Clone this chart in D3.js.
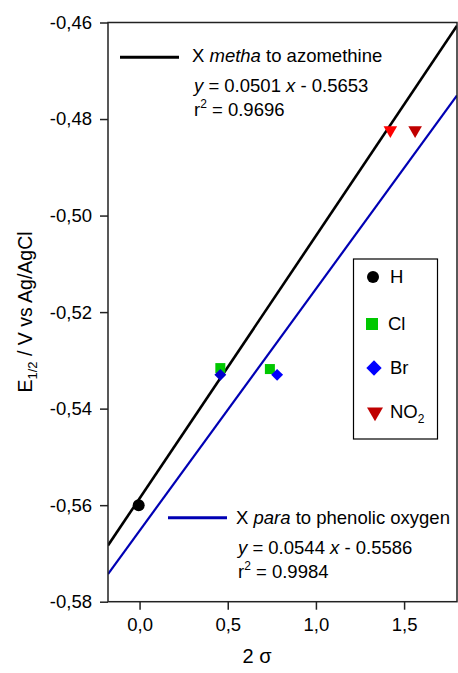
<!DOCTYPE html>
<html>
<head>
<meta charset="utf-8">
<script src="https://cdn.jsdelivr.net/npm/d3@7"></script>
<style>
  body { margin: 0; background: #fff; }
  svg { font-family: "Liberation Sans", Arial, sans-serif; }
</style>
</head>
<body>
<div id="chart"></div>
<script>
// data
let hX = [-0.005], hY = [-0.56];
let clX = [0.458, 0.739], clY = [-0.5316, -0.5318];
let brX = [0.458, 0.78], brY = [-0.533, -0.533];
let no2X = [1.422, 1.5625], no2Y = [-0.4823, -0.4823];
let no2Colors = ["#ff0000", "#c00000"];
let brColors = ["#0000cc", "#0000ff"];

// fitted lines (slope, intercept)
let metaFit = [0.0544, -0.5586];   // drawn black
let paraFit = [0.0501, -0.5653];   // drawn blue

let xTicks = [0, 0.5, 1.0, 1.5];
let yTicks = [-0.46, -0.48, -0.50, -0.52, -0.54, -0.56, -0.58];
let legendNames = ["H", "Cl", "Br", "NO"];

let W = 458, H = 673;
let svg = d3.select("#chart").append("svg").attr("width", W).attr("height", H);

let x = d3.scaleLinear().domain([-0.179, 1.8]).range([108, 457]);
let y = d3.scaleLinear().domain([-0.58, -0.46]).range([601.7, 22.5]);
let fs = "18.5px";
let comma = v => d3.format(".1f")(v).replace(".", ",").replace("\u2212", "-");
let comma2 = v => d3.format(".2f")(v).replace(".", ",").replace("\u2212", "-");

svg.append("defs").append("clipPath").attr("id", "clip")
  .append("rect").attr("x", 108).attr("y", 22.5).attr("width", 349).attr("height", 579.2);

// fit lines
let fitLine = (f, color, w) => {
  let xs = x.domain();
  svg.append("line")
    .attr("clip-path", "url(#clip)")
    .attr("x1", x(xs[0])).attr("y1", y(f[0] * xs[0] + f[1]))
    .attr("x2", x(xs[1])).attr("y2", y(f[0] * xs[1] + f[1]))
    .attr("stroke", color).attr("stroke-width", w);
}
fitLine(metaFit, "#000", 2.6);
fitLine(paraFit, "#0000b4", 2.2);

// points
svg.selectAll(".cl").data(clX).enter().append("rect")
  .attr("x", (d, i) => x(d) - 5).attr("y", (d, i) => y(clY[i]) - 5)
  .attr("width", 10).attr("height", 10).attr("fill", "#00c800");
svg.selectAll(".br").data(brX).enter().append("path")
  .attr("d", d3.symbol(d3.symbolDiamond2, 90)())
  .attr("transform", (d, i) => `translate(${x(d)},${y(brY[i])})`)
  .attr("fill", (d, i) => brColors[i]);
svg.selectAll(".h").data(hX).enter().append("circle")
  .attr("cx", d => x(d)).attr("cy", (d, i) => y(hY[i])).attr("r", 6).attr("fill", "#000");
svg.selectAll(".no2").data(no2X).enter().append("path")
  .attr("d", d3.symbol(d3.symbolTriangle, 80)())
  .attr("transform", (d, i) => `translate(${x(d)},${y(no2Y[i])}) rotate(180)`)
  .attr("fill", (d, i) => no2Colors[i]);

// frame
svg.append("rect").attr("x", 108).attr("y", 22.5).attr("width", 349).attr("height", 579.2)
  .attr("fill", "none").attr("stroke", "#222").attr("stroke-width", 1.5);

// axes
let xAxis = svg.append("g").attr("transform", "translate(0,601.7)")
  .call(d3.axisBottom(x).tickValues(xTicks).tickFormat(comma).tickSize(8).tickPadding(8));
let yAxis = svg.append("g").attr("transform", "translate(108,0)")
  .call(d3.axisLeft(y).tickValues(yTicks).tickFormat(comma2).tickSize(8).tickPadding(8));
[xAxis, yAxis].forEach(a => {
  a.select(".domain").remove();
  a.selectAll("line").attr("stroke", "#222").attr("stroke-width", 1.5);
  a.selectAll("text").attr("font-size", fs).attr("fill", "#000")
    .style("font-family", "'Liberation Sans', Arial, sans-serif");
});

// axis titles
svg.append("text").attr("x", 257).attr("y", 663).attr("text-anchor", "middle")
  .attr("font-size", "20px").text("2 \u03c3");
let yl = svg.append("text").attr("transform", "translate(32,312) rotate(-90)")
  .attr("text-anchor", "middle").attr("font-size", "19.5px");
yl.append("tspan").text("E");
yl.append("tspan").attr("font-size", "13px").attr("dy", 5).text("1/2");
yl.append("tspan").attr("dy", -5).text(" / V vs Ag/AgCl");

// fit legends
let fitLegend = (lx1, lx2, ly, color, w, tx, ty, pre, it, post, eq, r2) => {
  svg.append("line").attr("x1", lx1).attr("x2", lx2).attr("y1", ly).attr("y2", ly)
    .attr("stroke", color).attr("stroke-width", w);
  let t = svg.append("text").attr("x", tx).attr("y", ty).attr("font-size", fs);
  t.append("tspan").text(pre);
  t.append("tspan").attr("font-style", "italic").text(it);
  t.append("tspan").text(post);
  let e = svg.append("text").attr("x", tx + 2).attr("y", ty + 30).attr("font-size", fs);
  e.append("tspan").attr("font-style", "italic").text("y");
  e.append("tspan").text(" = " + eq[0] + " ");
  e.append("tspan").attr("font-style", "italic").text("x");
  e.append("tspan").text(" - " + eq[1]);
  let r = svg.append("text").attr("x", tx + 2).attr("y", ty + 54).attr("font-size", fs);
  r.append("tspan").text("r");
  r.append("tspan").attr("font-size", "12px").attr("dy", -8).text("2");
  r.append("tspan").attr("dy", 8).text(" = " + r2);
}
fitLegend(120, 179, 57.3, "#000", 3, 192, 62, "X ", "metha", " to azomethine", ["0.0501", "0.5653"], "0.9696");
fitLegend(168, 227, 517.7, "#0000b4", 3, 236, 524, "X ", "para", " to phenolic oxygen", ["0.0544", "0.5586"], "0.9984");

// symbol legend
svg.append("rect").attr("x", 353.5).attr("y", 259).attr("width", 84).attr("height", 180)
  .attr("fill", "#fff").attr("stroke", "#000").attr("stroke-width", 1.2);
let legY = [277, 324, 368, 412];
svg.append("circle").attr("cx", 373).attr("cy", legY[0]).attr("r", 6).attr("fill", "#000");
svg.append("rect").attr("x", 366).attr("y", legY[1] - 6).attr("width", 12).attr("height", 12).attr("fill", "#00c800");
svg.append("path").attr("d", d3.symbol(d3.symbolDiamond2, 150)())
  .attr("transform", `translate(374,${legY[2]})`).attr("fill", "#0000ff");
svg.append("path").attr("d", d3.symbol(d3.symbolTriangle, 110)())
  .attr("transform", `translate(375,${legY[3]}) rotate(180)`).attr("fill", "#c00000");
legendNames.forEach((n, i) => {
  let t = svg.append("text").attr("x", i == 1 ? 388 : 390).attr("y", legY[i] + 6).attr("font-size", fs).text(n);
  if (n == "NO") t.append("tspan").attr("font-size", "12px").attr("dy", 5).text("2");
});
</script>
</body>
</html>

------------------------------

■ **Work to be completed**
Quote the material exactly. Pictures stay out.

■ **Output**
Clone this chart in D3.js.
<!DOCTYPE html>
<html>
<head>
<meta charset="utf-8">
<script src="https://cdn.jsdelivr.net/npm/d3@7"></script>
<style>
  body { margin: 0; background: #fff; }
  svg { font-family: "Liberation Sans", Arial, sans-serif; }
</style>
</head>
<body>
<div id="chart"></div>
<script>
// data
let hX = [-0.005], hY = [-0.56];
let clX = [0.458, 0.739], clY = [-0.5316, -0.5318];
let brX = [0.458, 0.78], brY = [-0.533, -0.533];
let no2X = [1.422, 1.5625], no2Y = [-0.4823, -0.4823];
let no2Colors = ["#ff0000", "#c00000"];
let brColors = ["#0000cc", "#0000ff"];

// fitted lines (slope, intercept)
let metaFit = [0.0544, -0.5586];   // drawn black
let paraFit = [0.0501, -0.5653];   // drawn blue

let xTicks = [0, 0.5, 1.0, 1.5];
let yTicks = [-0.46, -0.48, -0.50, -0.52, -0.54, -0.56, -0.58];
let legendNames = ["H", "Cl", "Br", "NO"];

let W = 458, H = 673;
let svg = d3.select("#chart").append("svg").attr("width", W).attr("height", H);

let x = d3.scaleLinear().domain([-0.179, 1.8]).range([108, 457]);
let y = d3.scaleLinear().domain([-0.58, -0.46]).range([601.7, 22.5]);
let fs = "18.5px";
let comma = v => d3.format(".1f")(v).replace(".", ",").replace("\u2212", "-");
let comma2 = v => d3.format(".2f")(v).replace(".", ",").replace("\u2212", "-");

svg.append("defs").append("clipPath").attr("id", "clip")
  .append("rect").attr("x", 108).attr("y", 22.5).attr("width", 349).attr("height", 579.2);

// fit lines
let fitLine = (f, color, w) => {
  let xs = x.domain();
  svg.append("line")
    .attr("clip-path", "url(#clip)")
    .attr("x1", x(xs[0])).attr("y1", y(f[0] * xs[0] + f[1]))
    .attr("x2", x(xs[1])).attr("y2", y(f[0] * xs[1] + f[1]))
    .attr("stroke", color).attr("stroke-width", w);
}
fitLine(metaFit, "#000", 2.6);
fitLine(paraFit, "#0000b4", 2.2);

// points
svg.selectAll(".cl").data(clX).enter().append("rect")
  .attr("x", (d, i) => x(d) - 5).attr("y", (d, i) => y(clY[i]) - 5)
  .attr("width", 10).attr("height", 10).attr("fill", "#00c800");
svg.selectAll(".br").data(brX).enter().append("path")
  .attr("d", d3.symbol(d3.symbolDiamond2, 90)())
  .attr("transform", (d, i) => `translate(${x(d)},${y(brY[i])})`)
  .attr("fill", (d, i) => brColors[i]);
svg.selectAll(".h").data(hX).enter().append("circle")
  .attr("cx", d => x(d)).attr("cy", (d, i) => y(hY[i])).attr("r", 6).attr("fill", "#000");
svg.selectAll(".no2").data(no2X).enter().append("path")
  .attr("d", d3.symbol(d3.symbolTriangle, 80)())
  .attr("transform", (d, i) => `translate(${x(d)},${y(no2Y[i])}) rotate(180)`)
  .attr("fill", (d, i) => no2Colors[i]);

// frame
svg.append("rect").attr("x", 108).attr("y", 22.5).attr("width", 349).attr("height", 579.2)
  .attr("fill", "none").attr("stroke", "#222").attr("stroke-width", 1.5);

// axes
let xAxis = svg.append("g").attr("transform", "translate(0,601.7)")
  .call(d3.axisBottom(x).tickValues(xTicks).tickFormat(comma).tickSize(8).tickPadding(8));
let yAxis = svg.append("g").attr("transform", "translate(108,0)")
  .call(d3.axisLeft(y).tickValues(yTicks).tickFormat(comma2).tickSize(8).tickPadding(8));
[xAxis, yAxis].forEach(a => {
  a.select(".domain").remove();
  a.selectAll("line").attr("stroke", "#222").attr("stroke-width", 1.5);
  a.selectAll("text").attr("font-size", fs).attr("fill", "#000")
    .style("font-family", "'Liberation Sans', Arial, sans-serif");
});

// axis titles
svg.append("text").attr("x", 257).attr("y", 663).attr("text-anchor", "middle")
  .attr("font-size", "20px").text("2 \u03c3");
let yl = svg.append("text").attr("transform", "translate(32,312) rotate(-90)")
  .attr("text-anchor", "middle").attr("font-size", "19.5px");
yl.append("tspan").text("E");
yl.append("tspan").attr("font-size", "13px").attr("dy", 5).text("1/2");
yl.append("tspan").attr("dy", -5).text(" / V vs Ag/AgCl");

// fit legends
let fitLegend = (lx1, lx2, ly, color, w, tx, ty, pre, it, post, eq, r2) => {
  svg.append("line").attr("x1", lx1).attr("x2", lx2).attr("y1", ly).attr("y2", ly)
    .attr("stroke", color).attr("stroke-width", w);
  let t = svg.append("text").attr("x", tx).attr("y", ty).attr("font-size", fs);
  t.append("tspan").text(pre);
  t.append("tspan").attr("font-style", "italic").text(it);
  t.append("tspan").text(post);
  let e = svg.append("text").attr("x", tx + 2).attr("y", ty + 30).attr("font-size", fs);
  e.append("tspan").attr("font-style", "italic").text("y");
  e.append("tspan").text(" = " + eq[0] + " ");
  e.append("tspan").attr("font-style", "italic").text("x");
  e.append("tspan").text(" - " + eq[1]);
  let r = svg.append("text").attr("x", tx + 2).attr("y", ty + 54).attr("font-size", fs);
  r.append("tspan").text("r");
  r.append("tspan").attr("font-size", "12px").attr("dy", -8).text("2");
  r.append("tspan").attr("dy", 8).text(" = " + r2);
}
fitLegend(120, 179, 57.3, "#000", 3, 192, 62, "X ", "metha", " to azomethine", ["0.0501", "0.5653"], "0.9696");
fitLegend(168, 227, 517.7, "#0000b4", 3, 236, 524, "X ", "para", " to phenolic oxygen", ["0.0544", "0.5586"], "0.9984");

// symbol legend
svg.append("rect").attr("x", 353.5).attr("y", 259).attr("width", 84).attr("height", 180)
  .attr("fill", "#fff").attr("stroke", "#000").attr("stroke-width", 1.2);
let legY = [277, 324, 368, 412];
svg.append("circle").attr("cx", 373).attr("cy", legY[0]).attr("r", 6).attr("fill", "#000");
svg.append("rect").attr("x", 366).attr("y", legY[1] - 6).attr("width", 12).attr("height", 12).attr("fill", "#00c800");
svg.append("path").attr("d", d3.symbol(d3.symbolDiamond2, 150)())
  .attr("transform", `translate(374,${legY[2]})`).attr("fill", "#0000ff");
svg.append("path").attr("d", d3.symbol(d3.symbolTriangle, 110)())
  .attr("transform", `translate(375,${legY[3]}) rotate(180)`).attr("fill", "#c00000");
legendNames.forEach((n, i) => {
  let t = svg.append("text").attr("x", i == 1 ? 388 : 390).attr("y", legY[i] + 6).attr("font-size", fs).text(n);
  if (n == "NO") t.append("tspan").attr("font-size", "12px").attr("dy", 5).text("2");
});
</script>
</body>
</html>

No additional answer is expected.